Posted: 9/29/06
| Neal Green (center) holds a picture taken when he was in the third grade as a resident of Texas Baptist Children's Home. He was reunited with his best friends and cottage family (left to right) Butch Duty, Dan Kinney and Doug Zanders, after 40 years of separation during the 2006 TBCH Alumni Reunion. |
Cottagemates reunited at
TBCH Reunion after 40 years
By Miranda Bradley
Children At Heart Foundation
ROUND ROCK—Clutching an old black-and-white photograph securely tucked in a plastic zipper bag, Neal Green got out of his car and set foot on the Texas Baptist Children’s Home grounds for the first time in more than 40 years.
It didn’t take Green long to find exactly what he wanted. And when he did, he burst into tears.
He saw Butch Duty and other former cottagemates from his days at the children’s home for the first time since they lived on campus together. This year’s alumni reunion brought together the two childhood friends, along with two other cottagemates. As boys, they had been inseparable.
Green, who had been removed from an abusive home, cried most nights, remembering his previous experiences. The boys in his cottage, he said, reassured him, comforting him until he was peaceful enough to sleep. “When I met Butch, all of these guys, it was like finding the other part of me,” Green said. “These guys put sunshine into my life.”
As residents, the boys lived in one of many cottages that still stand on the children’s home grounds. Not much has changed since their stay in the 1960s. Even the children, they noted, are basically the same. Each cottage provides a structured environment for children, just as it did back then. Children still adhere to a curfew, and there still are consequences for disobeying campus rules.
“I can remember buffing those hardwood floors” in the cottage as punishment for rule-breaking, said former resident Dan Kinney. “I was so little, I could walk under the handle of the buffer. I certainly don’t think I did a very good job; I bumped into every door in the place.”
Green, Duty and their cottagemates had their share of chores, especially after some of their shenanigans. Duty recalled sinking a bus—accidentally, of course—during a cottage camping trip.
“We were all just goofing around while the bus was parked, you know, pretending we were driving, when we noticed someone heading our way,” he said. “In my rush to get out of the bus, I guess I flipped off the emergency brake, and down the hill it went.
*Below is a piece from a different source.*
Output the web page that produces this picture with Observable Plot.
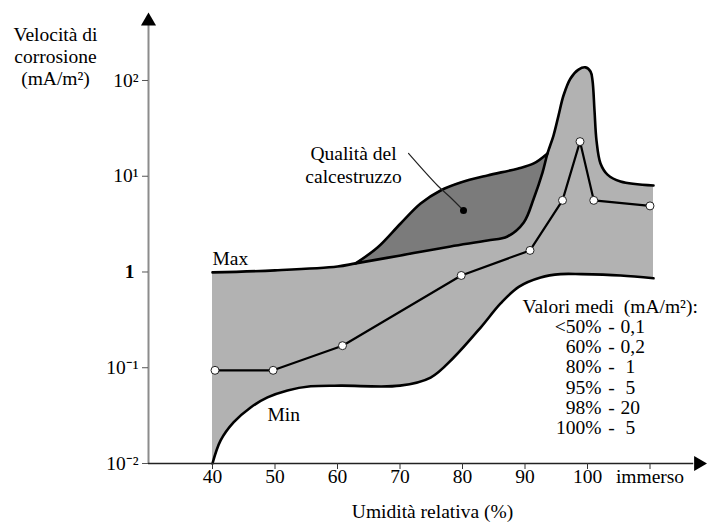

Just the taillights were sticking up out of the lake.”
That incident went unpunished because no one would confess to the crime. Four years and two alumni reunions ago, Duty finally came clean. “I figured they couldn’t do much to me now,” he joked.
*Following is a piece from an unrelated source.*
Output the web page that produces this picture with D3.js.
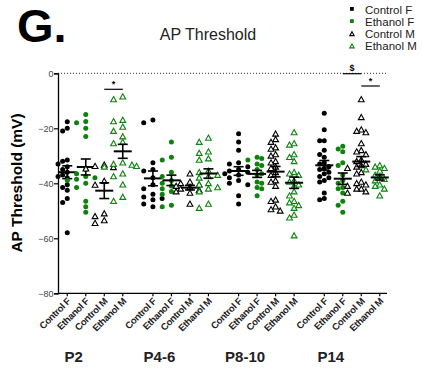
<!DOCTYPE html>
<html>
<head>
<meta charset="utf-8">
<script src="https://cdn.jsdelivr.net/npm/d3@7"></script>
<style>
  body { margin: 0; background: #fff; }
  svg { font-family: "Liberation Sans", Arial, sans-serif; }
</style>
</head>
<body>
<div id="chart"></div>
<script>
// ---- data (mV) ----
const ages = ["P2", "P4-6", "P8-10", "P14"];
const conditions = ["Control F", "Ethanol F", "Control M", "Ethanol M"];

const p2_values = [
  [-17.6, -20, -21, -31.5, -32, -33, -34, -35, -36, -37, -37.5, -38, -40.5, -41.5, -42.5, -45.5, -47, -58],
  [-15, -17.5, -18, -20, -23, -35, -36.5, -37.5, -38, -38.5, -39, -40, -41.5, -46.5, -48.5, -50.5],
  [-33.3, -33.8, -34.2, -34.7, -39.2, -40.6, -51, -52, -53.5, -54.5],
  [-8.5, -9.5, -17, -17.5, -19.5, -21, -23, -25, -25.5, -32.5, -33, -33.3, -33.8, -34, -36.5, -37.5, -40.5, -45, -46.5]
];
const p4_6_values = [
  [-17, -18, -32.5, -35, -35.5, -38, -40.5, -42, -44, -45, -45.5, -46, -47.5, -48.5],
  [-25, -30.5, -31.5, -36, -37.5, -39, -40, -41, -42, -43, -44, -48, -48.5],
  [-36.5, -39.5, -40, -40.5, -41, -41.5, -42, -42.5, -43, -43.5, -47.5],
  [-23.5, -25, -28.5, -29, -31, -31.5, -35.5, -36, -37, -37.5, -38, -40, -40.5, -41.5, -42, -43, -47.5, -49]
];
const p8_10_values = [
  [-22, -25, -28, -32.5, -33, -34, -35, -35.5, -36, -36.5, -37, -38, -39, -40, -40.5, -44.5, -47.5],
  [-30.5, -31, -31.5, -33, -33.5, -35, -36.5, -37, -39.5, -40, -41.5, -42, -44.5],
  [-22, -24, -25, -27, -27.5, -29.5, -30, -32, -32.5, -34, -34.5, -36, -37, -39, -39.5, -41, -46, -46.5, -48.5, -49.5, -50],
  [-21.5, -25.5, -26, -29.5, -30.5, -32, -36, -36.5, -37, -39, -39.5, -40.5, -41, -43, -44.5, -46.5, -47, -48, -49, -51.5, -52.5, -59]
];
const p14_values = [
  [-14.5, -20.5, -24.5, -24.5, -28, -29.5, -30.5, -32.5, -33, -34, -34.5, -35, -36, -36.5, -37.5, -38, -39, -39.5, -43.5, -45.5, -46],
  [-26.5, -27.5, -28.5, -32.5, -33.5, -37, -39, -40, -41.5, -42, -43.5, -46.5, -48, -50.5],
  [-9.5, -16, -20.5, -21, -21.5, -25.5, -28, -28.5, -29.5, -31.5, -32, -33, -33.5, -34, -34.5, -36, -36.5, -39.5, -40, -40.5, -41, -42, -42, -43, -43.5],
  [-33.5, -34, -34.5, -35, -35.5, -37, -37.5, -38.5, -39, -40.5, -41, -42, -44.5]
];
const all_values = [p2_values, p4_6_values, p8_10_values, p14_values];

const y_ticks = [0, -20, -40, -60, -80];

// significance marks: [age index, from condition, to condition, label]
const sig_marks = [
  [0, 2, 3, "*"],
  [3, 1, 2, "$"],
  [3, 2, 3, "*"]
];

// ---- layout ----
const width = 422, height = 368;
const green = "#0d820d";
const group_step = 4.63;   // slots per age group (4 columns + gap)

const svg = d3.select("#chart").append("svg")
  .attr("width", width)
  .attr("height", height);

const x_scale = d3.scaleLinear().domain([-0.5, 17.28]).range([58, 387]);
const y_scale = d3.scaleLinear().domain([-80, 0]).range([293.3, 73.3]);

const slotX = (g, c) => x_scale(g * group_step + c);

// panel letter + title
svg.append("text").attr("x", 17).attr("y", 42)
  .attr("font-size", 47).attr("font-weight", "bold").text("G.");
svg.append("text").attr("x", 208).attr("y", 40).attr("text-anchor", "middle")
  .attr("font-size", 16).attr("fill", "#222").text("AP Threshold");

// legend (small squares for F, open triangles for M)
const legend = svg.append("g");
conditions.forEach((c, i) => {
  const ly = 13.5 + i * 12.2;
  const col = (i % 2 === 1) ? green : "#000";
  if (i < 2) {
    legend.append("rect").attr("x", 350).attr("y", ly - 6.5).attr("width", 3.8).attr("height", 3.8)
      .attr("fill", col);
  } else {
    drawMarker(legend, i, 352, ly - 4, 0.75);
  }
  legend.append("text").attr("x", 365).attr("y", ly)
    .attr("font-size", 11.5).attr("fill", "#222").text(c);
});

// zero reference line
svg.append("line")
  .attr("x1", x_scale.range()[0]).attr("x2", x_scale.range()[1])
  .attr("y1", y_scale(0)).attr("y2", y_scale(0))
  .attr("stroke", "#333").attr("stroke-width", 1)
  .attr("stroke-dasharray", "1,2");

// y axis
const y_axis = svg.append("g")
  .attr("transform", "translate(" + x_scale.range()[0] + ",0)")
  .call(d3.axisLeft(y_scale).tickValues(y_ticks).tickSize(4).tickFormat(d3.format("d")));
y_axis.select(".domain").attr("stroke-width", 1.3);
y_axis.selectAll(".tick line").attr("stroke-width", 1.2);
y_axis.selectAll(".tick text").attr("font-size", 9).attr("fill", "#444")
  .attr("font-family", "Liberation Sans, Arial, sans-serif").attr("x", -4.5);

svg.append("text")
  .attr("transform", "translate(22,183) rotate(-90)")
  .attr("text-anchor", "middle").attr("font-size", 15.5).attr("font-weight", "bold")
  .text("AP Threshold (mV)");

// x axis line + ticks
svg.append("line")
  .attr("x1", x_scale.range()[0]).attr("x2", x_scale.range()[1])
  .attr("y1", y_scale(-80)).attr("y2", y_scale(-80))
  .attr("stroke", "#000").attr("stroke-width", 1.3);

ages.forEach((age, g) => {
  conditions.forEach((c, i) => {
    const tx = slotX(g, i);
    svg.append("line").attr("x1", tx).attr("x2", tx)
      .attr("y1", y_scale(-80)).attr("y2", y_scale(-80) + 3)
      .attr("stroke", "#000").attr("stroke-width", 1.2);
    svg.append("text")
      .attr("transform", "translate(" + (tx + 4) + "," + (y_scale(-80) + 8.5) + ") rotate(-45)")
      .attr("text-anchor", "end").attr("font-size", 9.5).attr("font-weight", "bold")
      .attr("letter-spacing", -0.3).attr("fill", "#222").text(c);
  });
  svg.append("text")
    .attr("x", slotX(g, 0.35)).attr("y", 362)
    .attr("text-anchor", "middle").attr("font-size", 15).attr("font-weight", "bold")
    .attr("fill", "#222").text(age);
});

// markers
function drawMarker(sel, cond, cx, cy, scale) {
  const col = (cond % 2 === 1) ? green : "#000";
  if (cond < 2) {
    sel.append("circle").attr("cx", cx).attr("cy", cy).attr("r", 2.5 * scale)
      .attr("fill", col);
  } else {
    const s = 2.9 * scale;
    sel.append("path")
      .attr("d", "M" + cx + "," + (cy - s) + "L" + (cx + s) + "," + (cy + s * 0.8) +
                 "L" + (cx - s) + "," + (cy + s * 0.8) + "Z")
      .attr("fill", "#fff").attr("stroke", col).attr("stroke-width", 1.1);
  }
}

// simple dodge so points at similar values spread sideways
function dodge(values, cx) {
  const placed = [];
  const sorted = values.slice().sort((a, b) => b - a);
  const d = 4.6;
  sorted.forEach(v => {
    const py = y_scale(v);
    for (let k = 0; k < 12; k++) {
      const off = (k % 2 === 0 ? 1 : -1) * Math.ceil(k / 2) * d;
      const px = cx + off;
      const clash = placed.some(p => Math.abs(p.x - px) < d && Math.abs(p.y - py) < d);
      if (!clash) { placed.push({ x: px, y: py }); break; }
    }
  });
  return placed;
}

const plot = svg.append("g");
all_values.forEach((group, g) => {
  group.forEach((vals, i) => {
    const cx = slotX(g, i);
    dodge(vals, cx).forEach(p => drawMarker(plot, i, p.x, p.y, 1));

    const mean = d3.mean(vals);
    const sem = d3.deviation(vals) / Math.sqrt(vals.length);
    const bars = plot.append("g").attr("stroke", "#000").attr("stroke-width", 1.6);
    bars.append("line").attr("x1", cx - 9).attr("x2", cx + 9)
      .attr("y1", y_scale(mean)).attr("y2", y_scale(mean)).attr("stroke-width", 2);
    bars.append("line").attr("x1", cx).attr("x2", cx)
      .attr("y1", y_scale(mean + sem)).attr("y2", y_scale(mean - sem));
    [mean + sem, mean - sem].forEach(v => {
      bars.append("line").attr("x1", cx - 5).attr("x2", cx + 5)
        .attr("y1", y_scale(v)).attr("y2", y_scale(v));
    });
  });
});

// significance brackets
sig_marks.forEach(([g, a, b, label]) => {
  const ly = label === "$" ? 73.7 : (g === 0 ? 89.3 : 86);
  svg.append("line").attr("x1", slotX(g, a)).attr("x2", slotX(g, b))
    .attr("y1", ly).attr("y2", ly).attr("stroke", "#000").attr("stroke-width", 1.2);
  svg.append("text").attr("x", (slotX(g, a) + slotX(g, b)) / 2).attr("y", ly - 2.5)
    .attr("text-anchor", "middle").attr("font-size", 9).attr("font-weight", "bold")
    .text(label);
});
</script>
</body>
</html>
Another time, the boys accidentally destroyed a hay barn on campus land that had been leased to a cattle-owner. “We had to work for that farmer an entire summer to make up for that one,” Kinney said.
Eventually, the boys went their separate ways, but they never forgot their friends at Texas Baptist Children’s Home.
“We were like family,” Duty said. “It was like having a bunch of brothers. We fought like brothers and loved like brothers.”
Green agreed, saying: “Coming to the home was my first introduction to God. I saw the same parents show up every day, dependable people to rely on, and they helped me set guidelines for myself that I wanted to give to my children. I have been so very blessed, so very blessed.”